Театр наш представляет собой нечто среднее между холодильником и фабрикой-кухней. Для того чтобы превратить этот холодный  дом в театр, потребуется еще много времени и сил. Открытие намечено на 6 марта, и если это осуществится, то это будет то самое чудо, которое иногда удается нашему патрону6. Наши разговоры о преждевременности, пожалуй, основательны. Но сейчас надо шагать вперед, ибо мосты позади сожжены. Положение у нас сложное и трудное. Работать очень трудно, а жаловаться нельзя, и далеко не все – коллеги, в частности, – относятся доброжелательно. Психологически это понятно. Единственным нашим оправданием может служить то, что мы приехали в тот момент, когда здесь еще не цветут розы. Они еще не цветут. И бывают дни, про которые даже самые испытанные ленинградцы говорят: сегодня серьезно. Вы это не рассказывайте иждивенцам, чтобы не расстраивались. <…> Только вчера собрался я проведать свое жилище, – понимаете, здесь это совсем не интересно7. Дом цел, чего не могу сказать о его соседе. Постучался в квартиру, никто не ответил, поискал управхоза и даже был доволен, что его не оказалось на месте.

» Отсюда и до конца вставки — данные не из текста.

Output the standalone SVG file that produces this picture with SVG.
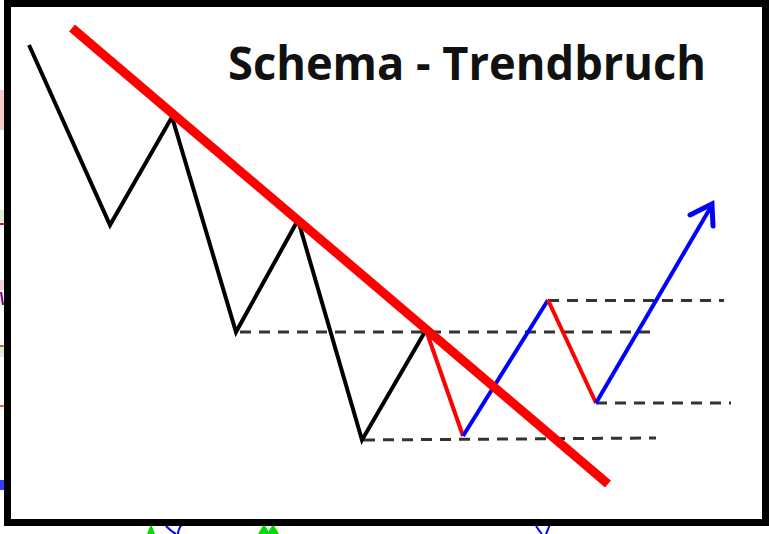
<svg xmlns="http://www.w3.org/2000/svg" width="769" height="534" viewBox="0 0 769 534">
<style>
.zz{fill:none;stroke-width:4;stroke-linejoin:miter;stroke-linecap:butt}
.dash{fill:none;stroke:#333;stroke-width:3;stroke-dasharray:11 8}
.title{font-family:"Open Sans","Liberation Sans",sans-serif;font-weight:bold;font-size:46px;fill:#111}
</style>
<rect x="0" y="0" width="769" height="534" fill="#fff"/>
<g id="background-artifacts">
<rect x="0" y="90" width="4" height="40" fill="#f4caca"/>
<rect x="0" y="210" width="4" height="12" fill="#d8f0d8"/>
<rect x="0" y="223" width="4" height="2" fill="#f00"/>
<rect x="0" y="280" width="4" height="10" fill="#f4d0d0"/>
<path d="M1 292 L3 305" stroke="#800080" stroke-width="2"/>
<rect x="0" y="345" width="4" height="12" fill="#d8f0d8"/>
<rect x="0" y="345" width="4" height="2" fill="#e06030"/>
<rect x="0" y="405" width="4" height="2" fill="#e06030"/>
<rect x="0" y="480" width="4" height="10" fill="#3040ff"/>
<polygon points="147,534 151,524 155,534" fill="#00dd00"/>
<path d="M166 526 Q172 532 176 534 M182 524 Q178 530 178 534" stroke="#0000ff" stroke-width="2" fill="none"/>
<polygon points="258,534 264,524 270,534" fill="#00dd00"/>
<polygon points="267,534 273,524 279,534" fill="#00dd00"/>
<path d="M536 526 Q540 532 542 534 M550 524 Q548 530 546 534" stroke="#0000ff" stroke-width="2" fill="none"/>
</g>
<g id="frame">
<rect x="7.5" y="3.5" width="758" height="519" fill="none" stroke="#000" stroke-width="7"/>
</g>
<g id="title">
<text class="title" x="228" y="80" textLength="478" lengthAdjust="spacingAndGlyphs">Schema - Trendbruch</text>
</g>
<g id="connectors">
<g id="support-lines">
<line class="dash" x1="240" y1="332" x2="656" y2="332"/>
<line class="dash" x1="364" y1="440" x2="656" y2="438"/>
<line class="dash" x1="548" y1="300.5" x2="724" y2="300.5"/>
<line class="dash" x1="596" y1="403" x2="731" y2="403"/>
</g>
<g id="downtrend">
<polyline class="zz" stroke="#000" points="29,45 110,225 172,117 236,332 298,220 362,440 426,330"/>
</g>
<g id="break">
<polyline class="zz" stroke="#f00" points="426,330 463,436"/>
<polyline class="zz" stroke="#00f" points="463,436 548,300"/>
<polyline class="zz" stroke="#f00" points="548,300 596,403"/>
<polyline class="zz" stroke="#00f" points="596,403 712,205"/>
<polyline fill="none" stroke="#00f" stroke-width="5" stroke-linecap="round" points="690,215 712,204 713,226"/>
</g>
<g id="trendline">
<line x1="72" y1="28" x2="608" y2="484" stroke="#f00" stroke-width="9"/>
</g>
</g>
</svg>
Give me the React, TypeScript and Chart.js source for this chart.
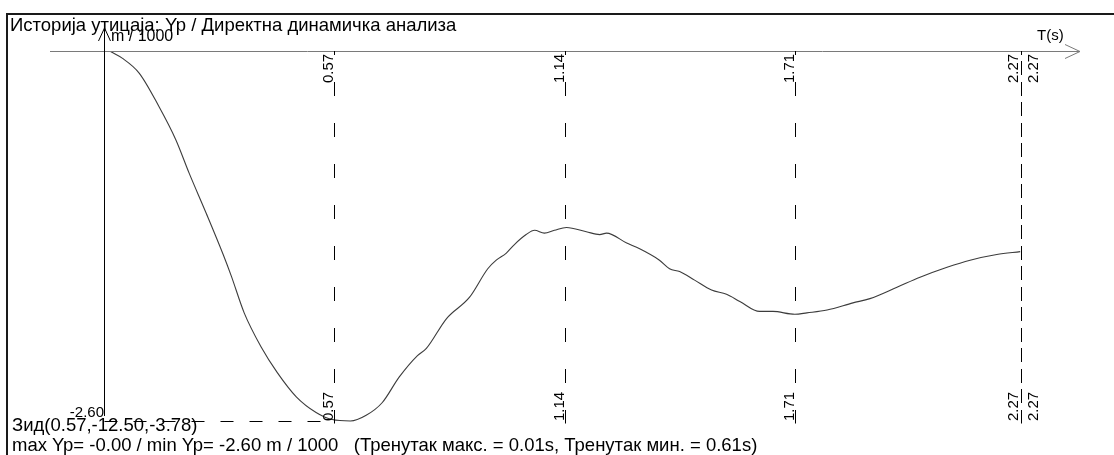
import React, { useEffect, useRef } from "react";
import { Chart, registerables } from "chart.js";

Chart.register(...registerables);

// ---- data ----
const times = [
  0.017, 0.045, 0.087, 0.136, 0.178, 0.211, 0.253, 0.295, 0.315, 0.347, 0.389,
  0.429, 0.476, 0.525, 0.565, 0.61, 0.649, 0.689, 0.731, 0.776, 0.798, 0.848,
  0.905, 0.95, 0.971, 0.996, 1.016, 1.045, 1.066, 1.09, 1.115, 1.145, 1.194,
  1.227, 1.244, 1.294, 1.326, 1.375, 1.4, 1.425, 1.462, 1.504, 1.541, 1.574,
  1.623, 1.656, 1.71, 1.74, 1.79, 1.854, 1.896, 1.963, 2.02, 2.087, 2.144,
  2.21, 2.268,
];
const yp = [
  -0.005, -0.05, -0.155, -0.39, -0.625, -0.86, -1.14, -1.43, -1.58, -1.84,
  -2.08, -2.26, -2.43, -2.54, -2.59, -2.6, -2.56, -2.47, -2.29, -2.14, -2.09,
  -1.88, -1.73, -1.53, -1.47, -1.42, -1.36, -1.29, -1.26, -1.28, -1.26, -1.24,
  -1.27, -1.29, -1.28, -1.35, -1.39, -1.47, -1.53, -1.55, -1.61, -1.68, -1.71,
  -1.76, -1.83, -1.83, -1.85, -1.84, -1.82, -1.77, -1.74, -1.66, -1.59, -1.52,
  -1.47, -1.43, -1.41,
];
const tickTimes = [0.57, 1.14, 1.71];
const tickLabels = ["0.57", "1.14", "1.71"];
const endTime = 2.27;
const endLabel = "2.27";
const minValue = -2.6;
const minTime = 0.61;
const minLabel = "-2.60";

const titleText = "Историја утицаја: Yp / Директна динамичка анализа";
const yUnitText = "m / 1000";
const xUnitText = "T(s)";
const wallText = "Зид(0.57,-12.50,-3.78)";
const summaryText =
  "max Yp= -0.00 / min Yp= -2.60 m / 1000   (Тренутак макс. = 0.01s, Тренутак мин. = 0.61s)";

const FONT = '"Liberation Sans", Arial, sans-serif';

const drawPlugin = {
  id: "legacyAxes",
  beforeDraw(chart: any) {
    const ctx = chart.ctx;
    ctx.save();
    ctx.fillStyle = "#ffffff";
    ctx.fillRect(0, 0, chart.width, chart.height);
    ctx.restore();
  },
  afterDraw(chart: any) {
    const ctx: CanvasRenderingContext2D = chart.ctx;
    const xs = chart.scales.x;
    const ys = chart.scales.y;
    const X = (t: number) => Math.round(xs.getPixelForValue(t)) + 0.5;
    const Y = (v: number) => Math.round(ys.getPixelForValue(v)) + 0.5;
    const x0 = X(0);
    const y0 = Y(0);
    const yMin = Y(minValue);
    ctx.save();

    // frame
    ctx.strokeStyle = "#1a1a1a";
    ctx.lineWidth = 2;
    ctx.beginPath();
    ctx.moveTo(7, 14);
    ctx.lineTo(chart.width, 14);
    ctx.moveTo(7, 13);
    ctx.lineTo(7, chart.height);
    ctx.stroke();

    // x axis
    ctx.lineWidth = 1;
    ctx.strokeStyle = "#7a7a7a";
    ctx.beginPath();
    ctx.moveTo(50, y0);
    ctx.lineTo(1080, y0);
    ctx.moveTo(1065, y0 - 7);
    ctx.lineTo(1080, y0);
    ctx.lineTo(1065, y0 + 7);
    ctx.stroke();

    // y axis
    ctx.strokeStyle = "#000000";
    ctx.beginPath();
    ctx.moveTo(x0, 416);
    ctx.lineTo(x0, 28);
    ctx.moveTo(x0 - 6, 41);
    ctx.lineTo(x0, 28);
    ctx.lineTo(x0 + 6, 41);
    ctx.stroke();

    // dashed verticals
    const vDash = (x: number, offset: number) => {
      ctx.save();
      ctx.strokeStyle = "#000000";
      ctx.setLineDash([14, 27]);
      ctx.lineDashOffset = offset;
      ctx.beginPath();
      ctx.moveTo(x, y0 - 0.5);
      ctx.lineTo(x, yMin + 2);
      ctx.stroke();
      ctx.restore();
    };
    const vLabel = (text: string, xBase: number, yStart: number) => {
      ctx.save();
      ctx.translate(xBase, yStart);
      ctx.rotate(-Math.PI / 2);
      ctx.fillStyle = "#000000";
      ctx.font = `15px ${FONT}`;
      ctx.textAlign = "left";
      ctx.textBaseline = "alphabetic";
      ctx.fillText(text, 0, 0);
      ctx.restore();
    };
    tickTimes.forEach((t, i) => {
      const x = X(t);
      vDash(x, 10);
      vLabel(tickLabels[i], x - 2, 83);
      vLabel(tickLabels[i], x - 2, 421);
    });
    const xe = X(endTime);
    vDash(xe, 10);
    vDash(xe, 31);
    vLabel(endLabel, xe - 4, 83);
    vLabel(endLabel, xe - 4, 421);
    vLabel(endLabel, xe + 16, 83);
    vLabel(endLabel, xe + 16, 421);

    // horizontal dashed min line
    ctx.save();
    ctx.strokeStyle = "#000000";
    ctx.setLineDash([13, 16]);
    ctx.beginPath();
    ctx.moveTo(x0, yMin);
    ctx.lineTo(X(minTime) - 18, yMin);
    ctx.stroke();
    ctx.restore();

    // texts
    ctx.fillStyle = "#000000";
    ctx.textBaseline = "alphabetic";
    ctx.textAlign = "left";
    ctx.font = `18.5px ${FONT}`;
    ctx.fillText(titleText, 10, 31);
    ctx.font = `16px ${FONT}`;
    ctx.fillText(yUnitText, 111, 41);
    ctx.font = `15px ${FONT}`;
    ctx.fillText(xUnitText, 1037, 40);
    ctx.textAlign = "right";
    ctx.fillText(minLabel, 104, 417);
    ctx.textAlign = "left";
    ctx.font = `18.5px ${FONT}`;
    ctx.fillText(wallText, 12, 431);
    ctx.fillText(summaryText, 12, 451);

    ctx.restore();
  },
};

export default function App() {
  const ref = useRef<HTMLCanvasElement | null>(null);
  useEffect(() => {
    if (!ref.current) return;
    const chart = new Chart(ref.current, {
      type: "line",
      data: {
        datasets: [
          {
            data: times.map((t, i) => ({ x: t, y: yp[i] })),
            borderColor: "#3c3c3c",
            borderWidth: 1.1,
            pointRadius: 0,
            cubicInterpolationMode: "monotone",
            fill: false,
            clip: false,
          } as any,
        ],
      },
      options: {
        responsive: false,
        animation: false,
        layout: { padding: { left: 104, right: 93, top: 51, bottom: 34 } },
        scales: {
          x: { type: "linear", min: 0, max: endTime, display: false },
          y: { type: "linear", min: minValue, max: 0, display: false },
        },
        plugins: {
          legend: { display: false },
          tooltip: { enabled: false },
        },
      },
      plugins: [drawPlugin],
    });
    return () => chart.destroy();
  }, []);
  return (
    <div style={{ position: "fixed", left: 0, top: 0, width: 1114, height: 455 }}>
      <canvas ref={ref} width={1114} height={455} style={{ display: "block" }} />
    </div>
  );
}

Вчера был в Союзе. Пьесы Ваши8 еще не отвез, так как они в чемодане, а вещи мои валяются в театре в нераспакованном виде.

Письмо Ваше оставил для Кетлинской. Но она уже не секретарствует, а заправляет Лихарев. Представился ему. Он принял меня приветливо, заговорил сразу о карточке. Я ему рассказал о Вас и Ваших пьесах. Он сказал, что Вам надо возвращаться. Он сказал – Вы уехали правильно <…>, а некоторые неправильно <…>. Форсировать Ваш выезд сюда сейчас не буду. Но вообще обстоятельства могут измениться, и довольно быстро, и тогда я Вас сразу же выпишу. Думаю, что Вам забираться глубже нет никакого смысла. Поднатужьтесь и потерпите – теперь уже немного осталось…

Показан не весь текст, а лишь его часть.